Jan. 18, 2008 Two research groups in the United Kingdom have been given permission to use hybrid human-animal embryos in research which aims to lead to the development of new therapies for debilitating human conditions such as Parkinson’s disease and stroke.
Newcastle University stem cell scientist Dr. Lyle Armstrong, who is based at the North East England Stem Cell Institute (NESCI) at the International Centre for Life in Newcastle, has received a licence from the Human Fertilisation and Embryology Authority (HFEA) to carry out research using human-animal cytoplasmic embryos. Another group -- the Stem Cell Biology Laboratory Wolfson Centre for Age-Related Diseases, at King's College London -- has also received a research license by HFEA to carry out research using hybrid embryos.
Dr. Armstrong says: “The award of the HFEA licence is great news. We initially applied for approval to use cow eggs as a means to understand the way they can convert skin cells into embryonic stem cells. Finding better ways to make human embryonic stem cells is the long term objective of our work and understanding reprogramming is central to this."
"Cow eggs seem to be every bit as good at doing this job as human eggs so it makes sense to use them since they are much more readily available but it is important to stress that we will only use them as a scientific tool and we need not worry about cells derived from them ever being used to treat human diseases," he said.
"Now that we have the licence we can start work as soon as possible. We have already done a lot of the work by transferring animal cells into cow eggs so we hope to make rapid progress.”
Until now, work on the development of therapeutic cloning has used human eggs from consenting IVF patients but these are in short supply. Animal eggs are considered to be a viable alternative for research to understand more about how cells behave.
At first the NESCI team would be working with cow eggs. The nuclear transfer technique would involve removing the nucleus of a cow egg - which contains most of its genetic information - and fusing the cow egg with the nucleus of a human cell such as a skin cell. The egg will then be encouraged to divide until it is a cluster of cells only a few days old called a blastocyst, or an early-stage cloned embryo.
The scientists would attempt to extract stem cells from the blastocyst after six days. Stem cells are building blocks that can grow into any type of tissue such as liver, heart and muscle cells. The quality and the viability of stem cells would then be checked to see if nuclear transfer technique has worked. The scientists would also be observing the way that the cells are reprogrammed after fusion to see if there are useful processes they could replicate in the laboratory. The embryo would have to be destroyed at 14 days old in accordance with the licence.
The eventual aim is to develop a way of creating stem cells to grow new tissue that is genetically matched to individual patients.

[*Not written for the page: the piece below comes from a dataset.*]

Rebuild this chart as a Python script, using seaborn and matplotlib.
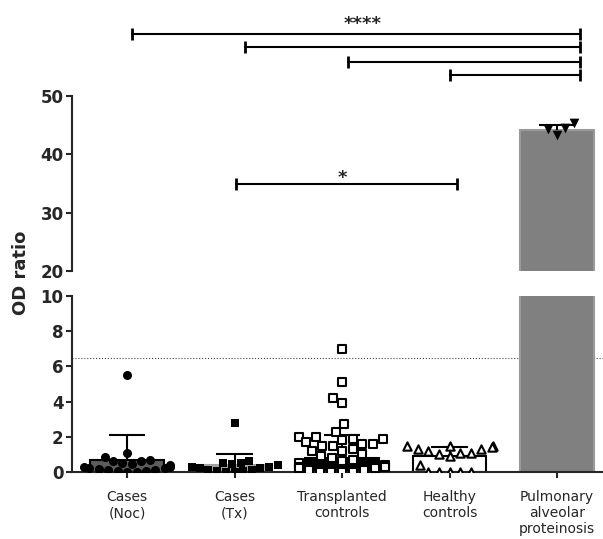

For example, scientists hope to take a cell from a patient and re-programme it so that stem cells can be extracted to grow new tissue for damaged body parts without fear of immune rejection.
There is no possibility of allowing any of the animal hybrid cells to be used to treat patients but this approach will protect precious resources of human eggs at this early development stage and complement existing NESCI research using human eggs.
The studies will be heavily regulated under the conditions of the HFEA licence.